Exercise ▸ All lines below must be repeated exactly, with the pictures omitted.

— START Dataset content —

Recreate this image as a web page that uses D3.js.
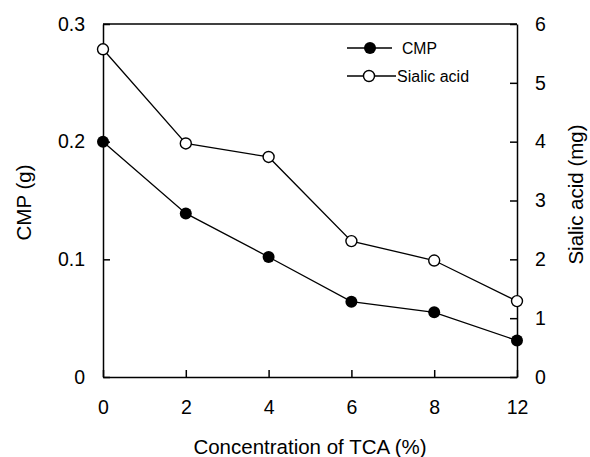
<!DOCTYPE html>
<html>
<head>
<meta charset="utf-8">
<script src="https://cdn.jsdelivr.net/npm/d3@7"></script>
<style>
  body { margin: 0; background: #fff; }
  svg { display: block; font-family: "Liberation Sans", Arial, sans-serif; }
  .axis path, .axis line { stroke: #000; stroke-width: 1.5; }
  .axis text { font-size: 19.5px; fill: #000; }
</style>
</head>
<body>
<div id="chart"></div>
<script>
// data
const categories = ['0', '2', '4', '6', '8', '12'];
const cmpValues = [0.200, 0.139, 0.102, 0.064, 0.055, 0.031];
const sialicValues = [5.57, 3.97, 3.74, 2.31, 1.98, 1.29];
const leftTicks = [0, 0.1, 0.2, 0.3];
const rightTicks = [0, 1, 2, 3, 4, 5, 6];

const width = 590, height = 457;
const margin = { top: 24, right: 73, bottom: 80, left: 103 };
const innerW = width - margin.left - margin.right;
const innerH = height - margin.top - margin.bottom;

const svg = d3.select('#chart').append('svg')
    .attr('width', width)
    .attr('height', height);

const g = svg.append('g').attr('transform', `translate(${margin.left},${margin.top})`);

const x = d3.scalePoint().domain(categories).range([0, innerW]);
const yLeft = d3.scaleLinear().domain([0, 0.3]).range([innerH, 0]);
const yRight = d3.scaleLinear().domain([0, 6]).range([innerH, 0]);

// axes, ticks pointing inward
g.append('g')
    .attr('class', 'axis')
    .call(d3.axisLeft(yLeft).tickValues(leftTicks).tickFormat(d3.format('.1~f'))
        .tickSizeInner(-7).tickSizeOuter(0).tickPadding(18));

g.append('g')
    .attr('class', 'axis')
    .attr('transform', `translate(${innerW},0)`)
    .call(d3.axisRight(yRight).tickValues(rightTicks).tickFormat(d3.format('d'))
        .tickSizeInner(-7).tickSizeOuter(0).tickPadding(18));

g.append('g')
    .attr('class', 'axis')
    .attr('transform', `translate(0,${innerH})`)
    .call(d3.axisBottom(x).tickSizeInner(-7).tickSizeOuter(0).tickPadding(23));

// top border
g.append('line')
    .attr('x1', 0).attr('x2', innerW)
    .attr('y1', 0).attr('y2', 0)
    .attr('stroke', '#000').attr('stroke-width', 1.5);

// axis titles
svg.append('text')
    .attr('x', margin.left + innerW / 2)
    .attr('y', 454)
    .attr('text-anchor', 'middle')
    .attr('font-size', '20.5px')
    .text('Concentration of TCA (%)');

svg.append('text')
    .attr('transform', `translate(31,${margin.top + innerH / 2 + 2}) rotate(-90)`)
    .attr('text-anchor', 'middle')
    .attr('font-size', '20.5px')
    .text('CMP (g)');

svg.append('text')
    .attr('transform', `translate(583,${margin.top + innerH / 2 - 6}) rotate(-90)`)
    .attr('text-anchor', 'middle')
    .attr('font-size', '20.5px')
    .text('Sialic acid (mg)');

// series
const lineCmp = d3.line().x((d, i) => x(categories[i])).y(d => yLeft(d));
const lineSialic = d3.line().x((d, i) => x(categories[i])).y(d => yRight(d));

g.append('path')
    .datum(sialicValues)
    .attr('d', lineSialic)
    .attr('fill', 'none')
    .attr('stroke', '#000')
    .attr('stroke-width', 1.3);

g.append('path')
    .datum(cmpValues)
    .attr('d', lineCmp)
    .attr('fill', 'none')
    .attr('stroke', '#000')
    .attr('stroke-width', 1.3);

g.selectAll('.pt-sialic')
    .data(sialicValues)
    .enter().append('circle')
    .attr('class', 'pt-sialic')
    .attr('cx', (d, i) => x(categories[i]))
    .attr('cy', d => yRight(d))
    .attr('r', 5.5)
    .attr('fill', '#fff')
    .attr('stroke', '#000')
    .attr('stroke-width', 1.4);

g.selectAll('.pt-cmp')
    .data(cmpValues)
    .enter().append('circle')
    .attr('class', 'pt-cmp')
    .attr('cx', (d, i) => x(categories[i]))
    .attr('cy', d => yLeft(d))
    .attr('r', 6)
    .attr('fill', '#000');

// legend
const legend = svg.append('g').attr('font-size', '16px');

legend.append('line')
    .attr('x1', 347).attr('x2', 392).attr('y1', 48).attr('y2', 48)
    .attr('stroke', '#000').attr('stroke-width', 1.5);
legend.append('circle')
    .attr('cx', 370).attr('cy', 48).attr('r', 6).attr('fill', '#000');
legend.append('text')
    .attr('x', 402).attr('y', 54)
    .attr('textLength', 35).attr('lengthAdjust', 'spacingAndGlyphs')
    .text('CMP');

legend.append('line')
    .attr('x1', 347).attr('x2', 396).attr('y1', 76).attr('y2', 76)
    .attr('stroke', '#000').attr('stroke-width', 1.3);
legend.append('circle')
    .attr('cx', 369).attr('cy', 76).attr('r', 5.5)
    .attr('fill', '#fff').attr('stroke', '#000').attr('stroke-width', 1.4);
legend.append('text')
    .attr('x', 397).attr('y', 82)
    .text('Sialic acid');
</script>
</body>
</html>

— END Dataset content —

Expected answer ▸
Recreate this image as a web page that uses D3.js.
<!DOCTYPE html>
<html>
<head>
<meta charset="utf-8">
<script src="https://cdn.jsdelivr.net/npm/d3@7"></script>
<style>
  body { margin: 0; background: #fff; }
  svg { display: block; font-family: "Liberation Sans", Arial, sans-serif; }
  .axis path, .axis line { stroke: #000; stroke-width: 1.5; }
  .axis text { font-size: 19.5px; fill: #000; }
</style>
</head>
<body>
<div id="chart"></div>
<script>
// data
const categories = ['0', '2', '4', '6', '8', '12'];
const cmpValues = [0.200, 0.139, 0.102, 0.064, 0.055, 0.031];
const sialicValues = [5.57, 3.97, 3.74, 2.31, 1.98, 1.29];
const leftTicks = [0, 0.1, 0.2, 0.3];
const rightTicks = [0, 1, 2, 3, 4, 5, 6];

const width = 590, height = 457;
const margin = { top: 24, right: 73, bottom: 80, left: 103 };
const innerW = width - margin.left - margin.right;
const innerH = height - margin.top - margin.bottom;

const svg = d3.select('#chart').append('svg')
    .attr('width', width)
    .attr('height', height);

const g = svg.append('g').attr('transform', `translate(${margin.left},${margin.top})`);

const x = d3.scalePoint().domain(categories).range([0, innerW]);
const yLeft = d3.scaleLinear().domain([0, 0.3]).range([innerH, 0]);
const yRight = d3.scaleLinear().domain([0, 6]).range([innerH, 0]);

// axes, ticks pointing inward
g.append('g')
    .attr('class', 'axis')
    .call(d3.axisLeft(yLeft).tickValues(leftTicks).tickFormat(d3.format('.1~f'))
        .tickSizeInner(-7).tickSizeOuter(0).tickPadding(18));

g.append('g')
    .attr('class', 'axis')
    .attr('transform', `translate(${innerW},0)`)
    .call(d3.axisRight(yRight).tickValues(rightTicks).tickFormat(d3.format('d'))
        .tickSizeInner(-7).tickSizeOuter(0).tickPadding(18));

g.append('g')
    .attr('class', 'axis')
    .attr('transform', `translate(0,${innerH})`)
    .call(d3.axisBottom(x).tickSizeInner(-7).tickSizeOuter(0).tickPadding(23));

// top border
g.append('line')
    .attr('x1', 0).attr('x2', innerW)
    .attr('y1', 0).attr('y2', 0)
    .attr('stroke', '#000').attr('stroke-width', 1.5);

// axis titles
svg.append('text')
    .attr('x', margin.left + innerW / 2)
    .attr('y', 454)
    .attr('text-anchor', 'middle')
    .attr('font-size', '20.5px')
    .text('Concentration of TCA (%)');

svg.append('text')
    .attr('transform', `translate(31,${margin.top + innerH / 2 + 2}) rotate(-90)`)
    .attr('text-anchor', 'middle')
    .attr('font-size', '20.5px')
    .text('CMP (g)');

svg.append('text')
    .attr('transform', `translate(583,${margin.top + innerH / 2 - 6}) rotate(-90)`)
    .attr('text-anchor', 'middle')
    .attr('font-size', '20.5px')
    .text('Sialic acid (mg)');

// series
const lineCmp = d3.line().x((d, i) => x(categories[i])).y(d => yLeft(d));
const lineSialic = d3.line().x((d, i) => x(categories[i])).y(d => yRight(d));

g.append('path')
    .datum(sialicValues)
    .attr('d', lineSialic)
    .attr('fill', 'none')
    .attr('stroke', '#000')
    .attr('stroke-width', 1.3);

g.append('path')
    .datum(cmpValues)
    .attr('d', lineCmp)
    .attr('fill', 'none')
    .attr('stroke', '#000')
    .attr('stroke-width', 1.3);

g.selectAll('.pt-sialic')
    .data(sialicValues)
    .enter().append('circle')
    .attr('class', 'pt-sialic')
    .attr('cx', (d, i) => x(categories[i]))
    .attr('cy', d => yRight(d))
    .attr('r', 5.5)
    .attr('fill', '#fff')
    .attr('stroke', '#000')
    .attr('stroke-width', 1.4);

g.selectAll('.pt-cmp')
    .data(cmpValues)
    .enter().append('circle')
    .attr('class', 'pt-cmp')
    .attr('cx', (d, i) => x(categories[i]))
    .attr('cy', d => yLeft(d))
    .attr('r', 6)
    .attr('fill', '#000');

// legend
const legend = svg.append('g').attr('font-size', '16px');

legend.append('line')
    .attr('x1', 347).attr('x2', 392).attr('y1', 48).attr('y2', 48)
    .attr('stroke', '#000').attr('stroke-width', 1.5);
legend.append('circle')
    .attr('cx', 370).attr('cy', 48).attr('r', 6).attr('fill', '#000');
legend.append('text')
    .attr('x', 402).attr('y', 54)
    .attr('textLength', 35).attr('lengthAdjust', 'spacingAndGlyphs')
    .text('CMP');

legend.append('line')
    .attr('x1', 347).attr('x2', 396).attr('y1', 76).attr('y2', 76)
    .attr('stroke', '#000').attr('stroke-width', 1.3);
legend.append('circle')
    .attr('cx', 369).attr('cy', 76).attr('r', 5.5)
    .attr('fill', '#fff').attr('stroke', '#000').attr('stroke-width', 1.4);
legend.append('text')
    .attr('x', 397).attr('y', 82)
    .text('Sialic acid');
</script>
</body>
</html>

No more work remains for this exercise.